Partition the space into blocks roughly the size of the distance required, d. This could be a mapping of the block number to the list of points E.g. blocks[i,j,k] = list_of_points. Then when you generate a new point, you only need to check adjacent blocks. Something like:

new_point = random_point()
i, j, k = get_block_indices(new_point)

for ai in (i-1, i, i+1):
    for aj in (j-1, j, j+1):
        for ak in (k-1, k, k+1):
            for other_point in blocks[ai, aj, ak]:
                # check whether other_point is too close
                found_close_other_point = check(new_point, other_point, d)
                if found_close_other_point:
                    return  # start again

# only reach if we haven't found a close point
try:
    blocks[i, j, k].append(new_point)
except KeyError:
    # create new block
    blocks[i, j, k] = [new_point]

There's a trade-off between how many blocks you want to store and how many neighbours you need to check. Some additional points:

• You don't want to store every block, instead just handle when the block doesn't exist yet (KeyError) as being empty. In the worst case you will need as many blocks as points if you do it lazily like this.

• You could use itertools.product to avoid the nested for loop.

• If you play with the size of blocks you could also introduce extra skipping conditions, e.g. if you know you likely can't fit more than n points in a block, then you just need to check len(block[i, j, k]) > n.

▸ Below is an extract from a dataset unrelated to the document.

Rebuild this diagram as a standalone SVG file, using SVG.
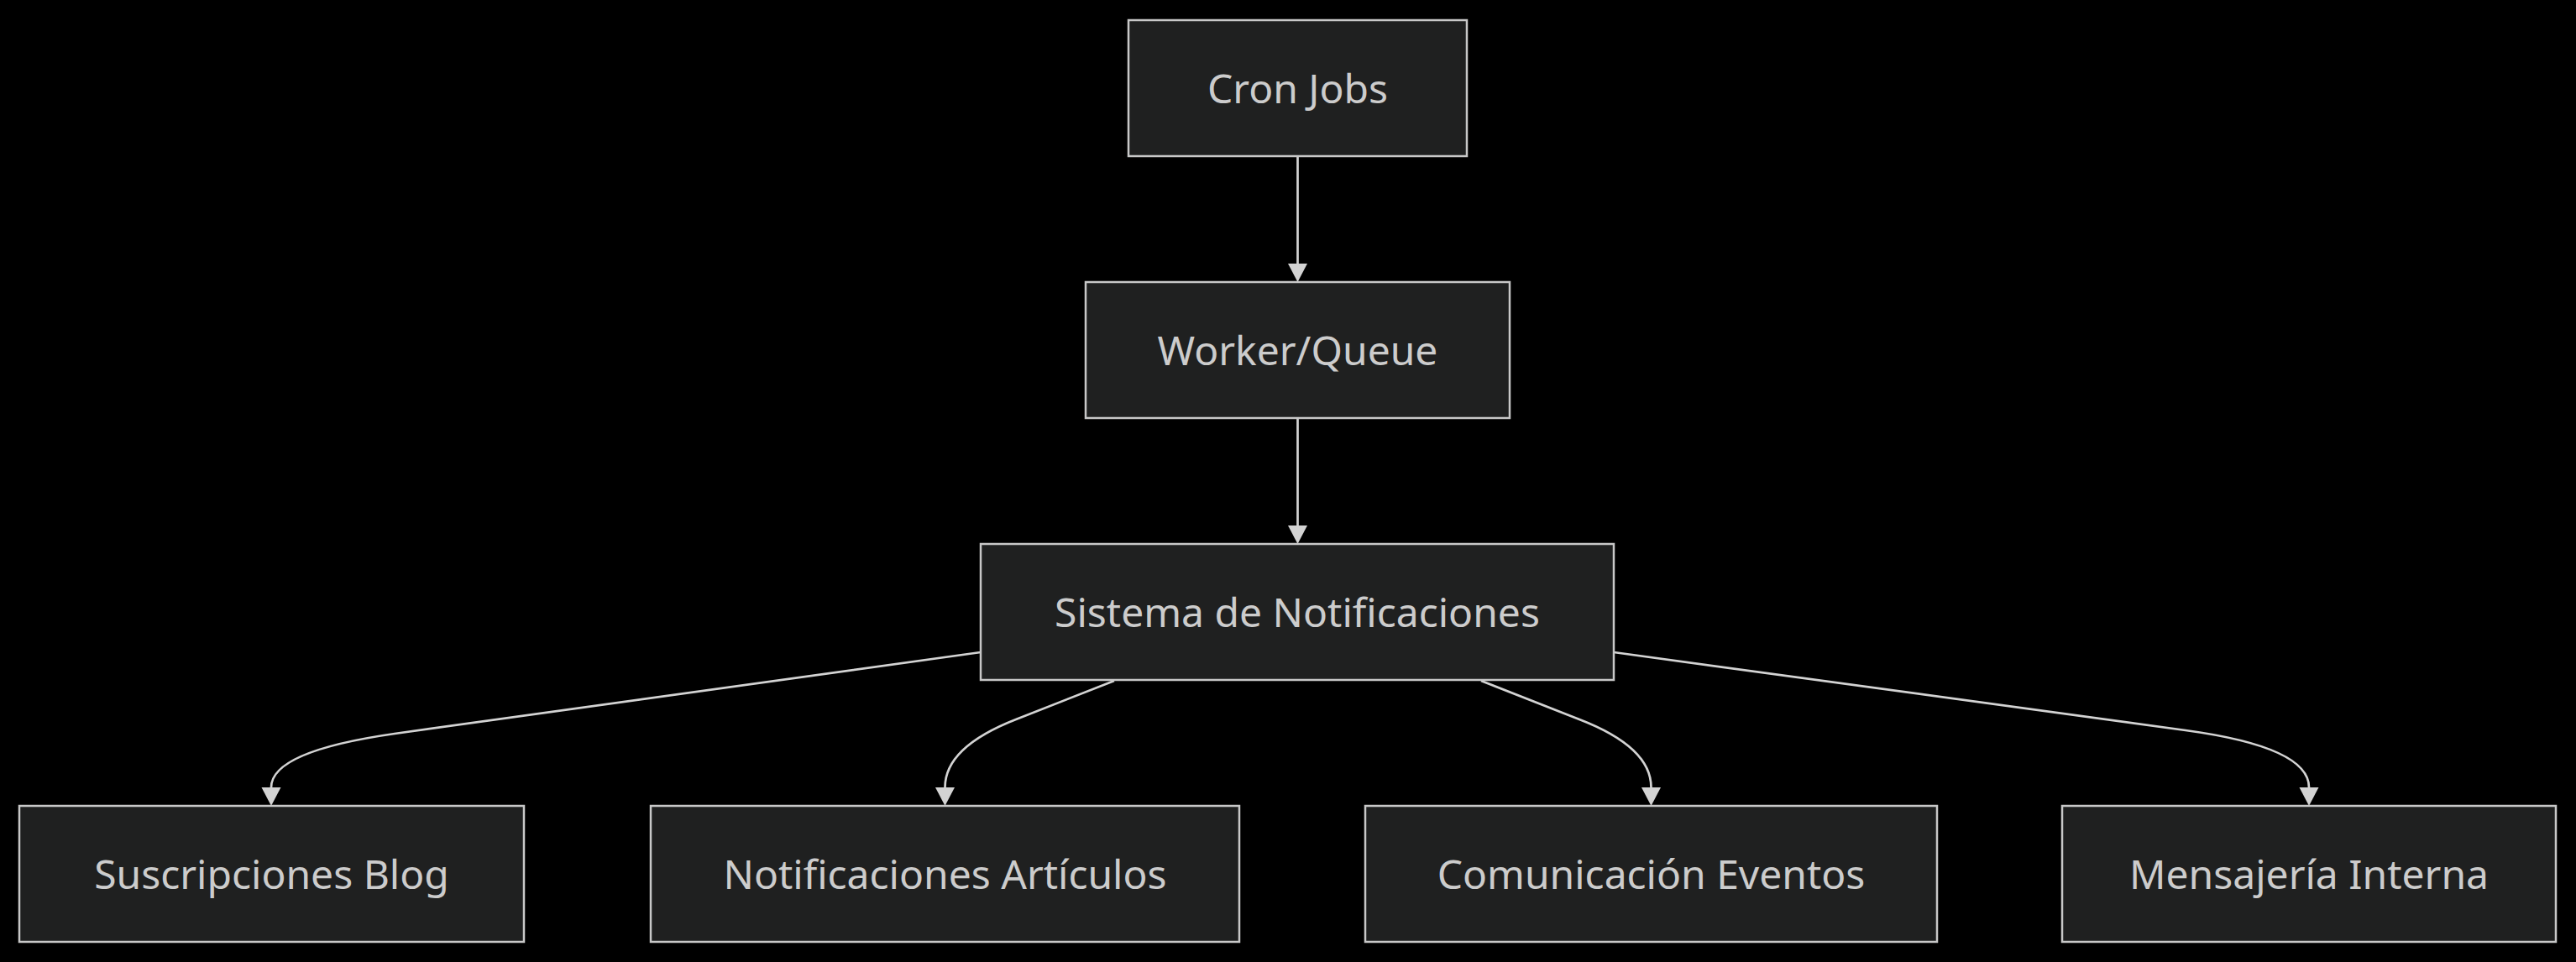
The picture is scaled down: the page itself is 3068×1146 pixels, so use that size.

• A pure python implementation might not be fastest, you could look into speed things up using http://numba.pydata.org/, which is very easy and fast for these sorts of numeric problem whilst still reading like python.

---

EDIT: an implementation.

import itertools
import numpy as np
from math import ceil
from matplotlib import pyplot as plt
from mpl_toolkits.mplot3d import Axes3D


def compute_min_distances(ps):
    """Compute the minimum distances between all points ``ps``,
    with shape (num_points, num_dims).
    """
    ndim = ps.shape[-1]
    p1, p2 = ps.reshape(-1, 1, ndim), ps.reshape(1, -1, ndim)
    dd = np.sum((p1 - p2)**2, -1)**0.5
    # want to ignore distance to self
    np.fill_diagonal(dd, np.inf)
    return np.min(dd, axis=0)


def get_block_indices(p, B):
    """Given B blocks, get the indices of ``p``.
    """
    return [int(c * B) for c in p]


def init_blocks(ps, B):
    """Set up the initial block mapping.
    """
    blocks = {}
    for p in ps:
        i, j, k = get_block_indices(p, B)
        try:
            blocks[i, j, k].append(p)
        except KeyError:
            blocks[i, j, k] = [p]
    return blocks


def distance(p1, p2):
    """Distance bewtween two points.
    """
    return sum((a - b)**2 for a, b in zip(p1, p2))**0.5


def gen_close_points(p0s, D=0.03, N=1000):
    """Takes ``p0s`` and generates ``N`` new points with each of 
    which has a closest neighbour +- 10% of ``D``.
    """
    # number of blocks required so that only neigbours matter
    B = ceil(1 / D)

    # mapping of blocks to points
    blocks = init_blocks(p0s, B)

    n = 0
    while n < N:
        new_p = np.random.rand(3)
        i, j, k = get_block_indices(new_p, B)

        neighbour_inds = [(b - 1, b, b + 1) for b in (i, j, k)]

        def gen_neighbours():
            for ai, aj, ak in itertools.product(*neighbour_inds):
                try:
                    # try yielding each point
                    yield from blocks[ai, aj, ak]
                except KeyError:
                    # skip if empty
                    continue

        ds = (distance(new_p, p) for p in gen_neighbours())
        min_d = min(ds, default=0)

        if 0.9 * D < min_d < 1.1 * D:
            try:
                blocks[i, j, k].append(new_p)
            except KeyError:
                blocks[i, j, k] = [new_p]
            n += 1

    # combine into array of all points
    return np.concatenate(tuple(itertools.chain(blocks.values())))

Let's give it a whirl with some initial points:

p0s = np.random.rand(100, 3)
d0s = compute_min_distances(p0s)
plt.hist(d);

Now let's generate 10000 more points, each with closest distance specified:

ps = gen_close_points(p0s, 0.03, 10000)

And check the distances:

plt.hist(compute_min_distances(ps));

Looks good! Finally lets plot the old points and new points together:

fig = plt.figure(figsize=(8, 8))
ax = fig.add_subplot(111, projection='3d')
ax.scatter3D(ps[:, 0], ps[:, 1], ps[:, 2], alpha=0.1)
ax.scatter3D(p0s[:, 0], p0s[:, 1], p0s[:, 2])

This currently assumes that the data is 3-dimensional with range (0, 1) but should be a decent starting point for generalizing it.